Many groups have already engaged in establishing centralized services through trying to leverage scale benefits, and perhaps also for some less-rational reasons. However, these were typically limited to shared service centers (SCCs) catering to procurement, network design and other support services, such as knowledge management and project management. A few groups, including DTAG and Vodafone, have also addressed product and service innovation areas, through DTAG’S Products & Innovations and Vodafone’s Innovation Park, respectively. Many of these set-ups have had limited success in delivering related group and scale efficiencies.
 

We believe if a group steps beyond the narrow space of being a mere financial investor, the benefits of such an engagement outweigh the related costs. Having worked with many of the groups named above, we have seen only two benefit levers beyond protecting shareholders’ financial interests:

  • Shared learning
  • Efficiency

While shared learning is an obvious benefit, the trick is to organize it so whatever is presented as learning is meaningful for everyone, despite the lack of homogeneity in individual operations.

Operator groups have not even partially leveraged the key drivers (listed below) for efficiency:

  • Asset utilization (sharing of production or support platforms)
  • Skill utilization (availability of expertise and workforce)
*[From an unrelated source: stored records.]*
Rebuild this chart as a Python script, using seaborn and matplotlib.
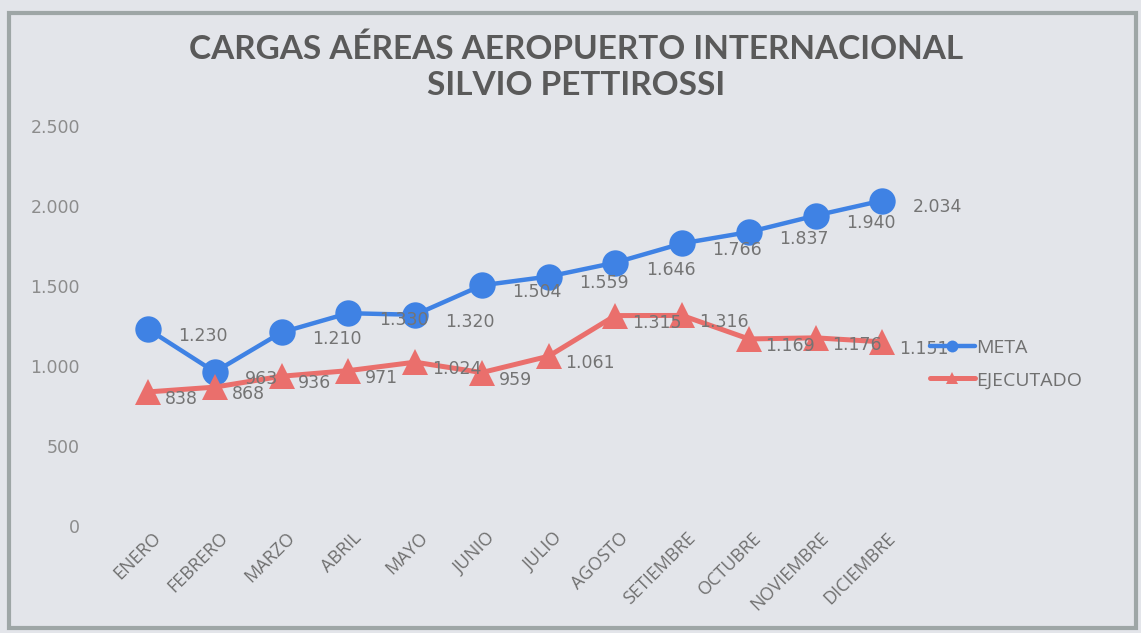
import pandas as pd
import seaborn as sns
import matplotlib.pyplot as plt
from matplotlib.patches import Rectangle
from matplotlib.ticker import FuncFormatter
from matplotlib.transforms import ScaledTranslation

meses = ['ENERO', 'FEBRERO', 'MARZO', 'ABRIL', 'MAYO', 'JUNIO', 'JULIO',
         'AGOSTO', 'SETIEMBRE', 'OCTUBRE', 'NOVIEMBRE', 'DICIEMBRE']
meta = [1230, 963, 1210, 1330, 1320, 1504, 1559, 1646, 1766, 1837, 1940, 2034]
ejecutado = [838, 868, 936, 971, 1024, 959, 1061, 1315, 1316, 1169, 1176, 1151]

BG = '#e3e5ea'
BLUE = '#3f82e4'
RED = '#ea6f6c'
GRAY = '#747474'


def miles(v, pos=None):
    return f'{int(v):,}'.replace(',', '.')


sns.set_style('white')
plt.rcParams['font.family'] = ['DejaVu Sans']

fig = plt.figure(figsize=(11.41, 6.33), dpi=100, facecolor=BG)
ax = fig.add_axes([0.1005, 0.169, 0.702, 0.632])
ax.set_facecolor(BG)

df = pd.DataFrame({'mes': meses, 'META': meta, 'EJECUTADO': ejecutado})

sns.lineplot(data=df, x='mes', y='META', ax=ax, color=BLUE, linewidth=3.2,
             marker='o', markersize=19, markeredgewidth=0, sort=False, label='META')
sns.lineplot(data=df, x='mes', y='EJECUTADO', ax=ax, color=RED, linewidth=3.6,
             marker='^', markersize=19, markeredgewidth=0, sort=False, label='EJECUTADO')

# etiquetas de datos a la derecha de cada punto
for i, v in enumerate(meta):
    ax.annotate(miles(v), (i, v), xytext=(22, -5), textcoords='offset points',
                ha='left', va='center', fontsize=12.5, color=GRAY)
for i, v in enumerate(ejecutado):
    ax.annotate(miles(v), (i, v), xytext=(12, -5), textcoords='offset points',
                ha='left', va='center', fontsize=12.5, color=GRAY)

ax.set_xlim(-0.5, len(meses) - 0.5)
ax.set_ylim(0, 2500)
ax.set_yticks(range(0, 2501, 500))
ax.yaxis.set_major_formatter(FuncFormatter(miles))
ax.tick_params(axis='y', length=0, pad=25, labelsize=12.5, labelcolor='#8c8c8c')
ax.tick_params(axis='x', length=0, pad=0, labelsize=13, labelcolor='#707070')
shift = ScaledTranslation(4 / 100, -3 / 100, fig.dpi_scale_trans)
for lbl in ax.get_xticklabels():
    lbl.set_rotation(45)
    lbl.set_ha('right')
    lbl.set_va('top')
    lbl.set_rotation_mode('anchor')
    lbl.set_family('Open Sans')
    lbl.set_transform(lbl.get_transform() + shift)
ax.set_xlabel('')
ax.set_ylabel('')
sns.despine(ax=ax, left=True, bottom=True)

leg = ax.legend(loc='center left', bbox_to_anchor=(0.996, 0.405), frameon=False,
                handlelength=2.3, handletextpad=0.1, labelspacing=0.75,
                markerscale=0.45, prop={'family': 'Open Sans', 'size': 14})
for t in leg.get_texts():
    t.set_color('#707070')

fig.text(0.505, 0.895, 'CARGAS AÉREAS AEROPUERTO INTERNACIONAL\nSILVIO PETTIROSSI',
         ha='center', va='center', fontsize=24, fontweight='bold', color='#5a5a5a',
         family='Lato', linespacing=1.3)

fig.patches.append(Rectangle((0.008, 0.008), 0.988, 0.972, transform=fig.transFigure,
                             fill=False, edgecolor='#9ea6a6', linewidth=3))

fig.savefig('out.png', dpi=100, facecolor=BG)
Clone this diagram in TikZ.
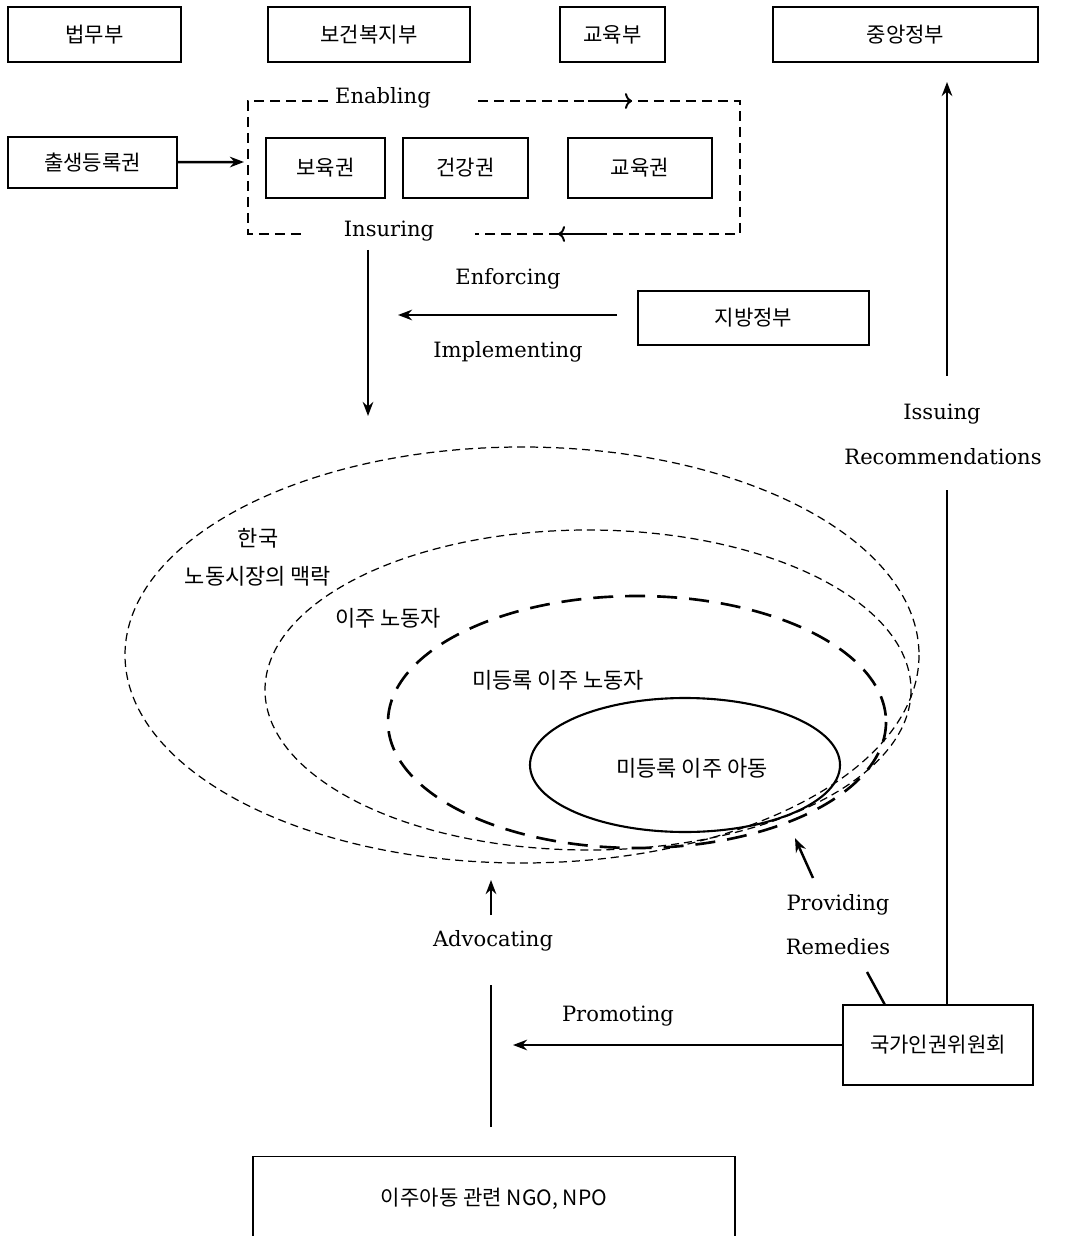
\documentclass[tikz,border=0pt]{standalone}
\usepackage{fontspec}
\setmainfont{DejaVu Serif}
\newfontfamily\kor{Noto Sans CJK KR}
\usetikzlibrary{arrows,arrows.meta,shapes}
\tikzstyle{obox}=[rectangle,draw=black,line width=0.9pt,inner sep=0pt,minimum height=1.1cm,font=\kor\fontsize{12}{14}\selectfont]
\tikzstyle{lbl}=[inner sep=1pt,font=\fontsize{12}{15}\selectfont]
\tikzstyle{klbl}=[inner sep=1pt,font=\kor\fontsize{12.5}{15}\selectfont]
\tikzstyle{dgraph}=[->,>={Stealth[length=8pt,width=6pt]},line width=1.4pt]
\tikzstyle{dbox}=[line width=1pt,dash pattern=on 0.2cm off 0.12cm]
\tikzstyle{thin dash}=[line width=0.7pt,dash pattern=on 0.16cm off 0.1cm]
\tikzstyle{thick dash}=[line width=1.5pt,dash pattern=on 0.4cm off 0.24cm]

\begin{document}
\begin{tikzpicture}[x=0.02cm,y=-0.02cm,dgraph]
\useasboundingbox (0,0) rectangle (1064,1236);
% ministries
\node[obox,minimum width=3.46cm] (law) at (94.5,34.5) {법무부};
\node[obox,minimum width=4.04cm] (welfare) at (369,34.5) {보건복지부};
\node[obox,minimum width=2.1cm] (edu) at (612.5,34.5) {교육부};
\node[obox,minimum width=5.3cm] (central) at (905.5,34.5) {중앙정부};
% rights
\node[obox,minimum width=3.38cm,minimum height=1.02cm] (birth) at (92.5,162.5) {출생등록권};
\node[obox,minimum width=2.38cm,minimum height=1.2cm] (care) at (325.5,168) {보육권};
\node[obox,minimum width=2.5cm,minimum height=1.2cm] (health) at (465.5,168) {건강권};
\node[obox,minimum width=2.88cm,minimum height=1.2cm] (eduright) at (640,168) {교육권};
\draw[dbox,-] (328,101) -- (248,101) -- (248,234) -- (305,234);
\draw[dbox,-] (478,101) -- (740,101) -- (740,234) -- (475,234);
\node[lbl] (enabling) at (383,98) {Enabling};
\node[lbl] (insuring) at (389,231) {Insuring};
\coordinate (enabA) at (588,101);
\coordinate (enabB) at (632,101);
\coordinate (insA) at (600,234);
\coordinate (insB) at (558,234);
\draw[>={To[length=4pt,width=9pt]},line width=1.1pt] (enabA) -- (enabB);
\draw[>={To[length=4pt,width=9pt]},line width=1.1pt] (insA) -- (insB);
\coordinate (boxIn) at (244,162);
\draw (birth) -- (boxIn);
% local government
\node[obox,minimum width=4.62cm,minimum height=1.08cm] (local) at (753.5,318) {지방정부};
\node[lbl] (enforcing) at (508,279) {Enforcing};
\node[lbl] (implementing) at (508,352) {Implementing};
\coordinate (enfTail) at (617,315);
\coordinate (enfHead) at (398,315);
\draw (enfTail) -- (enfHead);
\coordinate (downTail) at (368,250);
\coordinate (downHead) at (368,416);
\draw (downTail) -- (downHead);
% nested circles
\draw[thin dash,-] (522,655) ellipse [x radius=397,y radius=208];
\draw[thin dash,-] (588,690) ellipse [x radius=323,y radius=160];
\draw[thick dash,-] (637,722) ellipse [x radius=249,y radius=126];
\draw[line width=1.2pt,-] (685,765) ellipse [x radius=155,y radius=67];
\node[klbl] (korea1) at (258,538) {한국};
\node[klbl] (korea2) at (258,576) {노동시장의 맥락};
\node[klbl] (migrant) at (388,618) {이주 노동자};
\node[klbl] (undoc) at (558,680) {미등록 이주 노동자};
\node[klbl] (child) at (692,768) {미등록 이주 아동};
% human rights commission
\node[obox,minimum width=3.8cm,minimum height=1.6cm] (nhrc) at (938,1045) {국가인권위원회};
\node[lbl] (issuing) at (942,414) {Issuing};
\node[lbl] (recomm) at (943,457) {Recommendations};
\coordinate (issueLow) at (947,490);
\coordinate (issueHigh) at (947,376);
\coordinate (issueHead) at (947,82);
\draw[-] (nhrc.north -| issueLow) -- (issueLow);
\draw (issueHigh) -- (issueHead);
\node[lbl] (providing) at (838,905) {Providing};
\node[lbl] (remedies) at (838,947) {Remedies};
\coordinate (remLow) at (885,1005);
\coordinate (remHigh) at (867,972);
\coordinate (remTail) at (813,878);
\coordinate (remHead) at (795,838);
\draw[-] (remLow) -- (remHigh);
\draw (remTail) -- (remHead);
\node[lbl] (promoting) at (618,1016) {Promoting};
\coordinate (promHead) at (513,1045);
\draw (nhrc.west) -- (promHead);
% NGO
\node[obox,minimum width=9.64cm,minimum height=1.7cm] (ngo) at (494,1199) {이주아동 관련 NGO, NPO};
\node[lbl] (advocating) at (493,941) {Advocating};
\coordinate (advLow) at (491,1127);
\coordinate (advMid) at (491,985);
\coordinate (advTail) at (491,915);
\coordinate (advHead) at (491,880);
\draw[-] (advLow) -- (advMid);
\draw (advTail) -- (advHead);
\end{tikzpicture}
\end{document}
Surprisingly, despite all the virtualization hype and global delivery models of the web-scale players that operators have enabled, there are few success stories that have benefited from asset utilization. Similarly, we do not see any meaningful stories of increased skill utilization, other than SCCs for call-center services, procurement and similar support functions. While these fundamental functions are a good start, we believe there is more untapped potential.